Arnaud Montebourg analyse le PS


> Pierre Moscovici avait reçu mercredi l’appui d’une 10aine de dirigeants socialistes proches de Dominique Strauss-Kahn et de signataires de la contribution de Bertrand Delanoë. Jeudi matin, il a refusé sur France Inter cette proposition : quand on vous tend la main ça fait toujours plaisir, mais non, je ne vais pas retirer ma candidature devant celle de Bertrand Delanoë car je fais l’analyse que le parti socialiste ne doit pas se présidentialiser maintenant. Samedi, Pierre Moscovici est lâché en rase campagne par Arnaud Montebourg. Construire une alliance nouvelle avec Gérard Collomb, le maire de Lyon, et Jean-Noël Guérini, le chef de file des socialistes des Bouches-du-Rhône, ne lui sera pas facile, car ils ont toujours envie de rejoindre Martine Aubry, et rentreront un jour ou l’autre dans le rang.


> Jean-Luc Mélanchon sait qu’il n’a plus rien à gagner.


La Lanterne Rouge

 

 


Si tous, ils sont venus se prendre en embuscade
Pour faire un mauvais coup et se marcher dessus,
Alors qu’ils ont mission de tendre au consensus,
Ils sont pourtant bien loin de porter l’estocade !

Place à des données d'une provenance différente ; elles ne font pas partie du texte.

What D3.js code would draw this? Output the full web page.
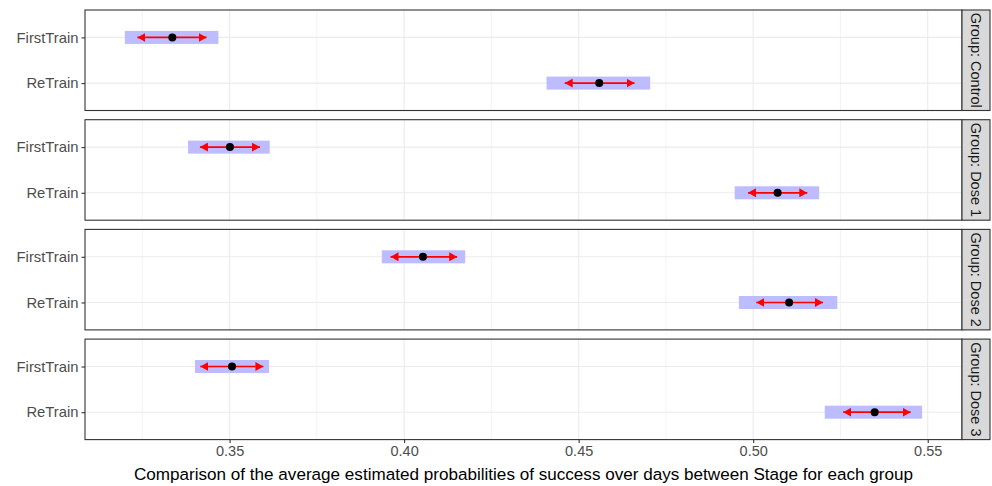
<!DOCTYPE html>
<html>
<head>
<meta charset="utf-8">
<script src="https://cdn.jsdelivr.net/npm/d3@7"></script>
<style>
  html, body { margin: 0; padding: 0; background: #fff; }
  svg { display: block; font-family: "Liberation Sans", Arial, sans-serif; }
</style>
</head>
<body>
<svg id="chart" width="992" height="486"></svg>
<script>
// ---- Data ----
const groups = ["Control", "Dose 1", "Dose 2", "Dose 3"];
const stages = ["FirstTrain", "ReTrain"];
// rows ordered: group x stage
const estimate  = [0.3336, 0.4559, 0.3501, 0.5070, 0.4054, 0.5103, 0.3507, 0.5348];
const lowerCL   = [0.3200, 0.4408, 0.3381, 0.4947, 0.3936, 0.4959, 0.3401, 0.5205];
const upperCL   = [0.3468, 0.4705, 0.3615, 0.5189, 0.4175, 0.5241, 0.3613, 0.5484];
const arrowLow  = [0.3236, 0.4460, 0.3415, 0.4985, 0.3961, 0.5009, 0.3416, 0.5258];
const arrowHigh = [0.3434, 0.4660, 0.3587, 0.5155, 0.4152, 0.5200, 0.3597, 0.5451];
const xTicks = [0.35, 0.40, 0.45, 0.50, 0.55];
const xTickLabels = ["0.35", "0.40", "0.45", "0.50", "0.55"];
const xMinor = [0.325, 0.375, 0.425, 0.475, 0.525];
const xTitle = "Comparison of the average estimated probabilities of success over days between Stage for each group";

const rows = [];
groups.forEach((g, gi) => stages.forEach((s, si) => {
  const i = gi * stages.length + si;
  rows.push({group: g, stage: s, est: estimate[i], lo: lowerCL[i], hi: upperCL[i], alo: arrowLow[i], ahi: arrowHigh[i]});
}));

// ---- Layout ----
const panelLeft = 85, panelRight = 962;
const panelTop0 = 10, panelStep = 109.7, panelH = 100.5;
const stripW = 28;

const svg = d3.select("#chart");

const dmin = d3.min(lowerCL), dmax = d3.max(upperCL);
const ex = (dmax - dmin) * 0.05;
const x = d3.scaleLinear().domain([dmin - ex, dmax + ex]).range([panelLeft, panelRight]);

const defs = svg.append("defs");
defs.append("marker")
  .attr("id", "arrowhead")
  .attr("viewBox", "0 0 8 9")
  .attr("refX", 8).attr("refY", 4.5)
  .attr("markerWidth", 8).attr("markerHeight", 9)
  .attr("markerUnits", "userSpaceOnUse")
  .attr("orient", "auto-start-reverse")
  .append("path").attr("d", "M0,0 L8,4.5 L0,9 Z").attr("fill", "#FF0000");

groups.forEach((g, gi) => {
  const top = panelTop0 + gi * panelStep;
  const y = d3.scalePoint().domain(stages).range([top, top + panelH]).padding(0.6);
  const p = svg.append("g");

  // panel background
  p.append("rect").attr("x", panelLeft).attr("y", top).attr("width", panelRight - panelLeft).attr("height", panelH).attr("fill", "#fff");

  // minor grid
  p.selectAll(".minor").data(xMinor).join("line")
    .attr("x1", d => x(d)).attr("x2", d => x(d))
    .attr("y1", top).attr("y2", top + panelH)
    .attr("stroke", "#EBEBEB").attr("stroke-width", 0.6);
  // major grid
  p.selectAll(".majx").data(xTicks).join("line")
    .attr("x1", d => x(d)).attr("x2", d => x(d))
    .attr("y1", top).attr("y2", top + panelH)
    .attr("stroke", "#EBEBEB").attr("stroke-width", 1.1);
  p.selectAll(".majy").data(stages).join("line")
    .attr("x1", panelLeft).attr("x2", panelRight)
    .attr("y1", d => y(d)).attr("y2", d => y(d))
    .attr("stroke", "#EBEBEB").attr("stroke-width", 1.1);

  const data = rows.filter(r => r.group === g);

  // CI rects
  p.selectAll(".ci").data(data).join("rect")
    .attr("x", d => x(d.lo)).attr("width", d => x(d.hi) - x(d.lo))
    .attr("y", d => y(d.stage) - 6.5).attr("height", 13)
    .attr("fill", "#BCBCFF");

  // arrows
  p.selectAll(".arr").data(data).join("line")
    .attr("x1", d => x(d.alo)).attr("x2", d => x(d.ahi))
    .attr("y1", d => y(d.stage)).attr("y2", d => y(d.stage))
    .attr("stroke", "#FF0000").attr("stroke-width", 1.7)
    .attr("marker-start", "url(#arrowhead)").attr("marker-end", "url(#arrowhead)");

  // points
  p.selectAll(".pt").data(data).join("circle")
    .attr("cx", d => x(d.est)).attr("cy", d => y(d.stage)).attr("r", 4)
    .attr("fill", "#000");

  // panel border
  p.append("rect").attr("x", panelLeft).attr("y", top).attr("width", panelRight - panelLeft).attr("height", panelH)
    .attr("fill", "none").attr("stroke", "#333333").attr("stroke-width", 1.1);

  // y axis
  const yAxis = d3.axisLeft(y).tickSize(3.5).tickPadding(3);
  const ya = svg.append("g").attr("transform", `translate(${panelLeft},0)`).call(yAxis);
  ya.select(".domain").remove();
  ya.selectAll(".tick line").attr("stroke", "#333333").attr("stroke-width", 1.1);
  ya.selectAll(".tick text").attr("fill", "#4D4D4D").style("font-size", "14.8px")
    .style("font-family", "'Liberation Sans', Arial, sans-serif");

  // strip
  p.append("rect").attr("x", panelRight).attr("y", top).attr("width", stripW).attr("height", panelH)
    .attr("fill", "#D9D9D9").attr("stroke", "#333333").attr("stroke-width", 1.1);
  p.append("text")
    .attr("transform", `translate(${panelRight + stripW / 2},${top + panelH / 2}) rotate(90)`)
    .attr("text-anchor", "middle").attr("dy", "0.35em")
    .attr("fill", "#1A1A1A").style("font-size", "14.5px")
    .text("Group: " + g);
});

// x axis at the bottom
const bottom = panelTop0 + (groups.length - 1) * panelStep + panelH;
const xAxis = d3.axisBottom(x).tickValues(xTicks).tickFormat((d, i) => xTickLabels[i]).tickSize(3.5).tickPadding(3);
const xa = svg.append("g").attr("transform", `translate(0,${bottom})`).call(xAxis);
xa.select(".domain").remove();
xa.selectAll(".tick line").attr("stroke", "#333333").attr("stroke-width", 1.1);
xa.selectAll(".tick text").attr("fill", "#4D4D4D").style("font-size", "14.5px")
  .style("font-family", "'Liberation Sans', Arial, sans-serif");

svg.append("text")
  .attr("x", (panelLeft + panelRight) / 2).attr("y", 480)
  .attr("text-anchor", "middle").attr("fill", "#000").style("font-size", "17.1px")
  .text(xTitle);
</script>
</body>
</html>
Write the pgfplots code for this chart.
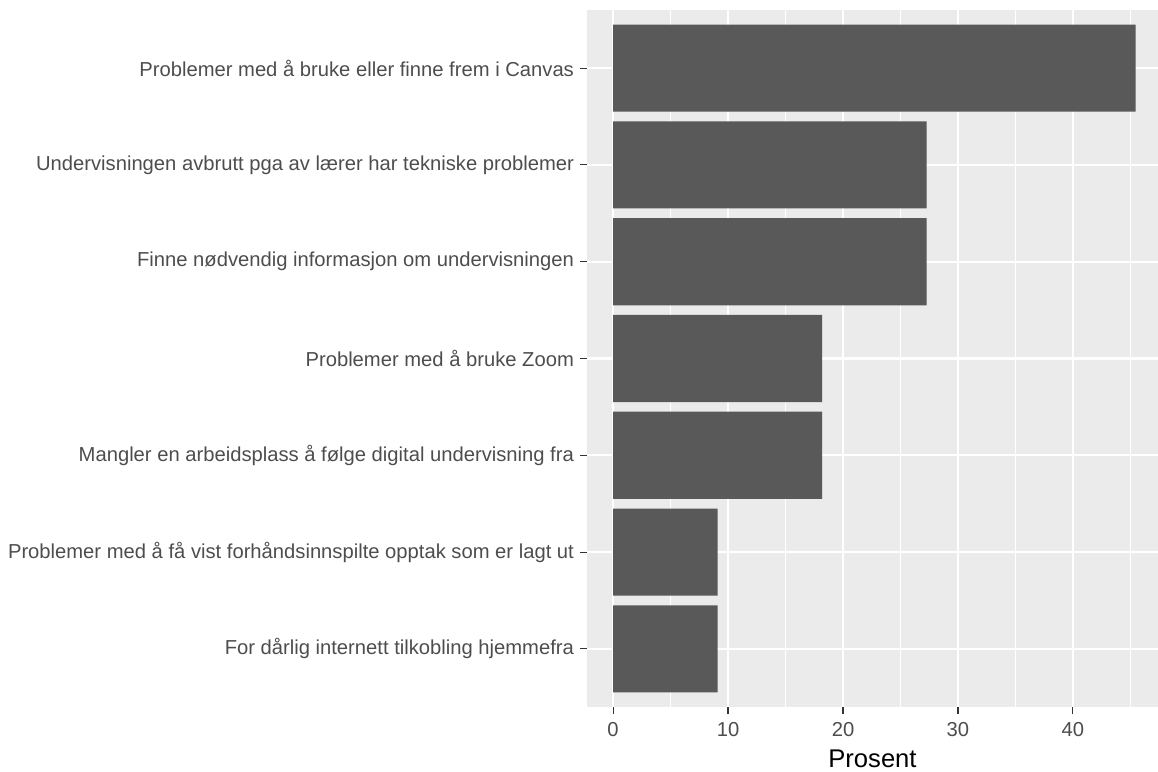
\documentclass[border=0pt]{standalone}
\usepackage{fontspec}
\setmainfont{Liberation Sans}
\usepackage{pgfplots}
\pgfplotsset{compat=1.18}
\definecolor{panelbg}{HTML}{EBEBEB}
\definecolor{barfill}{HTML}{595959}
\definecolor{ticktext}{HTML}{4D4D4D}
\definecolor{tickcol}{HTML}{333333}

\begin{document}
\begin{tikzpicture}
% page = 1158x772 px at 0.5pt/px, panel at origin
\path[use as bounding box] (-293.5pt,-32.5pt) rectangle (285.5pt,353.5pt);
\begin{axis}[
    at={(0pt,0pt)}, anchor=south west,
    scale only axis,
    width=285.5pt, height=348.5pt,
    xmin=-2.27, xmax=47.4,
    ymin=0.4, ymax=7.6,
    xbar, bar width=0.9,
    axis line style={draw=none},
    axis background/.style={fill=panelbg},
    xtick={0,10,20,30,40},
    minor xtick={5,15,25,35,45},
    ytick={1,2,3,4,5,6,7},
    yticklabels={
        For dårlig internett tilkobling hjemmefra,
        Problemer med å få vist forhåndsinnspilte opptak som er lagt ut,
        Mangler en arbeidsplass å følge digital undervisning fra,
        Problemer med å bruke Zoom,
        Finne nødvendig informasjon om undervisningen,
        Undervisningen avbrutt pga av lærer har tekniske problemer,
        Problemer med å bruke eller finne frem i Canvas},
    grid=both,
    major grid style={white, line width=1.1pt},
    minor grid style={white, line width=0.55pt},
    tick align=outside,
    xtick pos=bottom, ytick pos=left,
    major tick length=3.5pt, minor tick length=0pt,
    tick style={tickcol, line width=0.55pt},
    /pgf/number format/assume math mode=true,
    tick label style={font=\fontsize{10.1}{12}\selectfont, text=ticktext},
    xticklabel style={yshift=-0.5pt},
    yticklabel style={xshift=0.5pt},
    xlabel={Prosent},
    xlabel style={font=\fontsize{12.8}{15}\selectfont, text=black, yshift=0pt},
]
\addplot[draw=none, fill=barfill] coordinates {
    (9.09,1) (9.09,2) (18.18,3) (18.18,4) (27.27,5) (27.27,6) (45.45,7)
};
\end{axis}
\end{tikzpicture}
\end{document}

Sont-ils sans doute au front ou sur la barricade ?
Non, puisqu’ils sont entre eux dans le long processus
Pour mettre un terme à tant d’échecs si mal perçus,
Regardez-les s’y prendre, et puis passez muscade…


Sauront-ils dans quatre ans de la sorte être au point
Pour prendre place, ou bien vont-ils servir d’appoint ?
D’aucuns sont prêts à prendre au prochain coup la place.


Que feront-ils demain s’ils n’y sont plus présents ?
On dirait qu’ils sont las, qu’il faut qu’on les remplace,
Nul ne comprend, mais c’est ainsi depuis dix ans.